Die SPD-Fraktion in der Bürgerschaft warf der Union hingegen vor, „wider besseren Wissens“ zu agieren: „Die wertvolle Aufklärungsarbeit des PUA Cum-Ex kann nicht einfach ignoriert werden, weil einem das Ergebnis politisch nicht gefällt“, sagte Fraktionschef Dirk Kienscherf. „Leider liegt der Schluss nahe, dass es – sowohl in Hamburg als auch im Bund – nicht das Erkenntnisinteresse ist, das die CDU antreibt. Hier wird ein komplexes Thema instrumentalisiert, um den Kanzler mit andernorts bereits widerlegten Vorwürfen zu beschädigen.“

Milan Pein, SPD-Obmann im PUA, sagte: „Das ist Polittheater. Aussagen von über 50 Zeugen belegen, dass alle an dem Fall beteiligten Personen das Geld zurückholen wollten.
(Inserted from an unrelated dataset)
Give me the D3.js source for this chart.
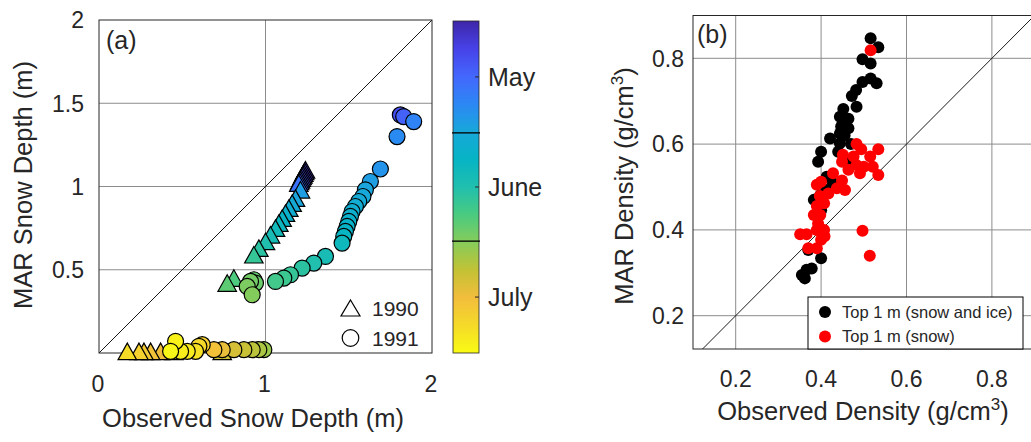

Die Frage der politischen Einflussnahme konnte der PUA in Hamburg klar beantworten: Es hat sie nicht gegeben.“

Bürgerbewegung fordert, auch Milliardenschaden durch Cum-Cum aufzuklären

Differenziert betrachtete es Gerhard Schick, Vorstand der Bürgerbewegung Finanzwende und seinerzeit für die Grünen Mitglied im ersten Bundestags-Untersuchungsausschuss zu Cum-Ex. „Bundeskanzler Scholz darf mit seiner Verschleierungstaktik nicht durchkommen“, sagte Schick und begrüßte einerseits den Vorstoß der Union.

Es sei aber falsch, nur diesen einen Fall anzuschauen „und den viel größeren Fall zu ignorieren“. Während bei Warburg über eine einzelne Bank und etwa 90 Millionen Euro gesprochen werde, gehe es bei den Cum-Cum-Geschäften „unter Verantwortung des damaligen Finanzministers Wolfgang Schäuble um über hundert Banken und eine Begünstigung von über 28 Milliarden Euro“, so Schick. Sein Vorwurf: „Der ehemalige Finanzminister ordnete 2016 die Bundesländer an, diese Milliarden an illegalen Cum-Cum-Profiten nicht von den Banken zurückzuholen.“ Sinn ergebe ein neuer Untersuchungsausschuss daher nur, „wenn er auch den richtig großen Fall aufklärt“.